> **TASK REQUIREMENTS**: Within the records that follow, restate exactly the lines from the line with "What Plotly code" down to the line with "1.86, 1.74, 1.64, 1.53, 1.42, 1.31, 1.20, 1.09, 1.0]", including both. Omit the pictures.

+++++

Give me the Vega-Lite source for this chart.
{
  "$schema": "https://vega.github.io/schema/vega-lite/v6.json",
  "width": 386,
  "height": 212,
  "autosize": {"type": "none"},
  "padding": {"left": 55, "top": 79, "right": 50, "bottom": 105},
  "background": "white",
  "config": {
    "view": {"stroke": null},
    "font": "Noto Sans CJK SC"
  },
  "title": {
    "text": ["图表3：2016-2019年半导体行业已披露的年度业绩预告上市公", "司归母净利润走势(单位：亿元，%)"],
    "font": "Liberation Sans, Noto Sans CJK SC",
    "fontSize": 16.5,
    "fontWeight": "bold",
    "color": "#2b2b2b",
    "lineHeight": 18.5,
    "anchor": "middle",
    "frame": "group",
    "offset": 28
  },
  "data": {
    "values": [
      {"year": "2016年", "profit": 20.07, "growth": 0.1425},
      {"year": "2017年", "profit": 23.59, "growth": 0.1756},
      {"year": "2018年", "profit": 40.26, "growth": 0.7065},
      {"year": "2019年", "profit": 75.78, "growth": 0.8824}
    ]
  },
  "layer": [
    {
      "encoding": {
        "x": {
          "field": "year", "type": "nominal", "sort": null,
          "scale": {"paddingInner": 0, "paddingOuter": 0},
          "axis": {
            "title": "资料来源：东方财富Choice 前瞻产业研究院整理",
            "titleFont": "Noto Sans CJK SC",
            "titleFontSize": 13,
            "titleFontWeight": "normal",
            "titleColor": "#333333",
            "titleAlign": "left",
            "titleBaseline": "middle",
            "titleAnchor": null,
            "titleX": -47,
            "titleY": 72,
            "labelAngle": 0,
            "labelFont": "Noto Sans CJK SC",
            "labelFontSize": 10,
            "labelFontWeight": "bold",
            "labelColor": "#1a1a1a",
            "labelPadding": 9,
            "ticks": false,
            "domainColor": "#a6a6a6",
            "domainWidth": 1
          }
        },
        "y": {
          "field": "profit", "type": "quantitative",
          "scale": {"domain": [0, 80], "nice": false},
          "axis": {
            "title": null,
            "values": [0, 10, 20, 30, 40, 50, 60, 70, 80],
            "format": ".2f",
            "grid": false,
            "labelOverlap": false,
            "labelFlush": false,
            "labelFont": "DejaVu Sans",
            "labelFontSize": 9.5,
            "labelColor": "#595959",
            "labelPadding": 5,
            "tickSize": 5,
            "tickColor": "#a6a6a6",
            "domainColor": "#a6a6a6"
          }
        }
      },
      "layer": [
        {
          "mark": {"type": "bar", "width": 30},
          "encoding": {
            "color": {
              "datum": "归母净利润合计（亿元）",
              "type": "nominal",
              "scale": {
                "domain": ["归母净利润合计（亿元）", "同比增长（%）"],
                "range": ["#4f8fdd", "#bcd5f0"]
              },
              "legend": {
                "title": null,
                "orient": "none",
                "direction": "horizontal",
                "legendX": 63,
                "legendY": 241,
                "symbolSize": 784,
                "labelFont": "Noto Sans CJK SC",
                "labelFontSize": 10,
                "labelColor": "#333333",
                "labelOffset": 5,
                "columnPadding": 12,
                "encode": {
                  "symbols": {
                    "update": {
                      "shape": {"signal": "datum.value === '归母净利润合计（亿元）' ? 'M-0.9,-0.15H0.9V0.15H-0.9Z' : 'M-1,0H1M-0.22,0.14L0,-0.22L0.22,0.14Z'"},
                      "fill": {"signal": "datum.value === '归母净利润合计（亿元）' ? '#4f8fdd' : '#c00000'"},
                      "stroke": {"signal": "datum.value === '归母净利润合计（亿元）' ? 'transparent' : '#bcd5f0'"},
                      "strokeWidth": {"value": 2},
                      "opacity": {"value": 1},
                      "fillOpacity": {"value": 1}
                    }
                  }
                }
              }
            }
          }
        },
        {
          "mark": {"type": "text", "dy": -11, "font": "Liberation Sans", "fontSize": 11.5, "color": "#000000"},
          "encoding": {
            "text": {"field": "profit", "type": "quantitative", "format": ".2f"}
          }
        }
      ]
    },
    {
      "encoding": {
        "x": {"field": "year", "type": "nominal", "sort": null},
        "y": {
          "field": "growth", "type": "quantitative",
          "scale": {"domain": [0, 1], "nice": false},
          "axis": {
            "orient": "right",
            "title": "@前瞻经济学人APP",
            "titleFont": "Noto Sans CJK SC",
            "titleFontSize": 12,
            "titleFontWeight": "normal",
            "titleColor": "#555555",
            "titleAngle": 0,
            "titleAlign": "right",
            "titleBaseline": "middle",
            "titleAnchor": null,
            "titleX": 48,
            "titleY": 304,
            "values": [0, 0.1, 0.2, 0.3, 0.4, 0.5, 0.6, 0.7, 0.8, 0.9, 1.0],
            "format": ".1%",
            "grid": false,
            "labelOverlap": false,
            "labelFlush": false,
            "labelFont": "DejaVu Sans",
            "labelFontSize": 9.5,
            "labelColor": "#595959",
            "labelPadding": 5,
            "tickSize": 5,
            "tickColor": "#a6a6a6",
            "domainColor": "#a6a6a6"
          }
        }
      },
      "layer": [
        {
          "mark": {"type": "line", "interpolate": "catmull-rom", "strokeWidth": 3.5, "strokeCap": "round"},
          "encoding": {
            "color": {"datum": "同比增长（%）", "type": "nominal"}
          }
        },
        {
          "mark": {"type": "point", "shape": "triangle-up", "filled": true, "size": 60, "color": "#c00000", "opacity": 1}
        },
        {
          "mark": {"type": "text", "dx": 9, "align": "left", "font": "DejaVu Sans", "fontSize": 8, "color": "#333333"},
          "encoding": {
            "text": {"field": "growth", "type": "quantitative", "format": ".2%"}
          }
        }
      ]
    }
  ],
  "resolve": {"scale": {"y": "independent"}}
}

+++++

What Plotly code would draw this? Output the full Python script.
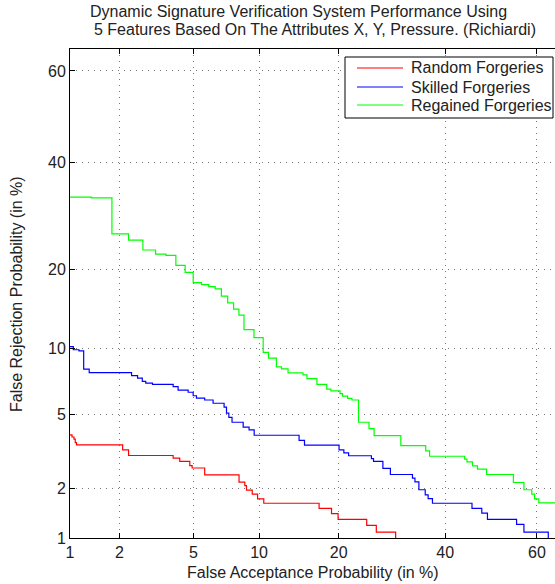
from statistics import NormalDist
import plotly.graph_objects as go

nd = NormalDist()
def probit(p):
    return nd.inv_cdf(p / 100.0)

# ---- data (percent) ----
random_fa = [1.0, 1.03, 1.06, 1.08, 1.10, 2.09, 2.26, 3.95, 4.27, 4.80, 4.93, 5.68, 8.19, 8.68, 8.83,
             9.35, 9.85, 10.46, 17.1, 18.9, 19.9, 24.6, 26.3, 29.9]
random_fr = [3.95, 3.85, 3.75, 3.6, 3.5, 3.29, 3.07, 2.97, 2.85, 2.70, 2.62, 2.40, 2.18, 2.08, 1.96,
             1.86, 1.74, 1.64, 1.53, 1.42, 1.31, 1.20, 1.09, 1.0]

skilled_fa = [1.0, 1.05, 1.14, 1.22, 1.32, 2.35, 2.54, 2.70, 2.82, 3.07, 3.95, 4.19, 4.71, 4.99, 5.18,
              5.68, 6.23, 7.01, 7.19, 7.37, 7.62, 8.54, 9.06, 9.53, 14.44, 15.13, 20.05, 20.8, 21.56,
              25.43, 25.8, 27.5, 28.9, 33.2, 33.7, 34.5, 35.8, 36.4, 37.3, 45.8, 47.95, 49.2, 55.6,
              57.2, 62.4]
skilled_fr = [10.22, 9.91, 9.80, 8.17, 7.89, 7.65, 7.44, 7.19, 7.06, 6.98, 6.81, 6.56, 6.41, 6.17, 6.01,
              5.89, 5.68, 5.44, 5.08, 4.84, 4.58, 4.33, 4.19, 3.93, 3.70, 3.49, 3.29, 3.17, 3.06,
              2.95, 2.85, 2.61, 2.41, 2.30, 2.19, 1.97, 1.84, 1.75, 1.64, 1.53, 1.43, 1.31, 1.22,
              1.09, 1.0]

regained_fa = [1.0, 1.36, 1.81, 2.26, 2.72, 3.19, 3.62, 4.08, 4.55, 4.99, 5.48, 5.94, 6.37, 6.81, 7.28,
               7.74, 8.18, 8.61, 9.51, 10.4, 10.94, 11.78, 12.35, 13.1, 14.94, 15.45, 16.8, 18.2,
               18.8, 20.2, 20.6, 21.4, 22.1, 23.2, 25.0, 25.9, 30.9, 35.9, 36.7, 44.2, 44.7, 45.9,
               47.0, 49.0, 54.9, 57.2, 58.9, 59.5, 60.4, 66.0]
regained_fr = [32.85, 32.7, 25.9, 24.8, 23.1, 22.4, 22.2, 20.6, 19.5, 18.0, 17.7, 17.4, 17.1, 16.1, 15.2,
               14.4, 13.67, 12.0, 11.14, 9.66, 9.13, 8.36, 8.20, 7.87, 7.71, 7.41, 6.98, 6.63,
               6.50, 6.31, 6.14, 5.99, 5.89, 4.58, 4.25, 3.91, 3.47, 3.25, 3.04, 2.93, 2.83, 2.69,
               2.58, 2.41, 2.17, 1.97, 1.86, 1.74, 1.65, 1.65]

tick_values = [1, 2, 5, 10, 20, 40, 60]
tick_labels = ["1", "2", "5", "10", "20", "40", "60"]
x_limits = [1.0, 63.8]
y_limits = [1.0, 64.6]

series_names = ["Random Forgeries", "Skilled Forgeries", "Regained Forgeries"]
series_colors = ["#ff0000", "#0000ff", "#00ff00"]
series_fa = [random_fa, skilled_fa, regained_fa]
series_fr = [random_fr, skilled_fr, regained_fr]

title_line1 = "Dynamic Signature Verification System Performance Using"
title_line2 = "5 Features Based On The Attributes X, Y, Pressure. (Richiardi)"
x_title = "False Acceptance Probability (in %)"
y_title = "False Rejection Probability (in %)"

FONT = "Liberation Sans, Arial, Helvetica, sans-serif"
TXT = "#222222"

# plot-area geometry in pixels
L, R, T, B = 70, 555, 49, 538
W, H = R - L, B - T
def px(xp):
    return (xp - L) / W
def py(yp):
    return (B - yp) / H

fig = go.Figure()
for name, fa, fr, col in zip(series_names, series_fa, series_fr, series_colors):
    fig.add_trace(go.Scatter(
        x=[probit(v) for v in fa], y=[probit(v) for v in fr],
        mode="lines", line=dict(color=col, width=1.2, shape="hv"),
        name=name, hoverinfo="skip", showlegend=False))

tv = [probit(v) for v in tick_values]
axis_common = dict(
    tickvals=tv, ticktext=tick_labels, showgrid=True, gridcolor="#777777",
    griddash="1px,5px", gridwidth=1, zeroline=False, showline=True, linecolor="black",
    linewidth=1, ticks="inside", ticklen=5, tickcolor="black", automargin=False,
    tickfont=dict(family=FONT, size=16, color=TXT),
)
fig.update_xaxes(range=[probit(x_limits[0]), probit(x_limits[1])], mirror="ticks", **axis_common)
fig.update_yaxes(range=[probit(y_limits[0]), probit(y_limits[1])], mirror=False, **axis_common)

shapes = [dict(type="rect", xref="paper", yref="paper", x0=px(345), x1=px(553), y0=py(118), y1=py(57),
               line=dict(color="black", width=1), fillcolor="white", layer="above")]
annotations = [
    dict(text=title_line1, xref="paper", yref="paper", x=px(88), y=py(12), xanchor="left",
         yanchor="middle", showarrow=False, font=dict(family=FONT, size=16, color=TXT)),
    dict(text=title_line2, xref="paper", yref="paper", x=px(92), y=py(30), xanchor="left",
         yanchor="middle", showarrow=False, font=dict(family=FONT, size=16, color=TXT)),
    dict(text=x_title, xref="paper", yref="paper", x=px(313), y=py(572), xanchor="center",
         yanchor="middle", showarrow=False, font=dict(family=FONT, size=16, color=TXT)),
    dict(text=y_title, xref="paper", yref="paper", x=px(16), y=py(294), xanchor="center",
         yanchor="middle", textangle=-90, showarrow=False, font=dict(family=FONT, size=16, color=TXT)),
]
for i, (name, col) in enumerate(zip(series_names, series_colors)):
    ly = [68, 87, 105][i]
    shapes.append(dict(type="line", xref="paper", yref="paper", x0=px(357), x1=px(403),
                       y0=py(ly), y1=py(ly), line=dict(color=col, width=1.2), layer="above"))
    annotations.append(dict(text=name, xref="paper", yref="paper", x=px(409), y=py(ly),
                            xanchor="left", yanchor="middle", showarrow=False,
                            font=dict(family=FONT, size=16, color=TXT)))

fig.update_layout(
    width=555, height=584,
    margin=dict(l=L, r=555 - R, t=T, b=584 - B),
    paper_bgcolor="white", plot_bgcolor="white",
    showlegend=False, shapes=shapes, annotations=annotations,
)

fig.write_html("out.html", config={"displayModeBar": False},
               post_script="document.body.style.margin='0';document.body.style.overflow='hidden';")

+++++

> **OUTPUT OF THE EXERCISE**:
What Plotly code would draw this? Output the full Python script.
from statistics import NormalDist
import plotly.graph_objects as go

nd = NormalDist()
def probit(p):
    return nd.inv_cdf(p / 100.0)

# ---- data (percent) ----
random_fa = [1.0, 1.03, 1.06, 1.08, 1.10, 2.09, 2.26, 3.95, 4.27, 4.80, 4.93, 5.68, 8.19, 8.68, 8.83,
             9.35, 9.85, 10.46, 17.1, 18.9, 19.9, 24.6, 26.3, 29.9]
random_fr = [3.95, 3.85, 3.75, 3.6, 3.5, 3.29, 3.07, 2.97, 2.85, 2.70, 2.62, 2.40, 2.18, 2.08, 1.96,
             1.86, 1.74, 1.64, 1.53, 1.42, 1.31, 1.20, 1.09, 1.0]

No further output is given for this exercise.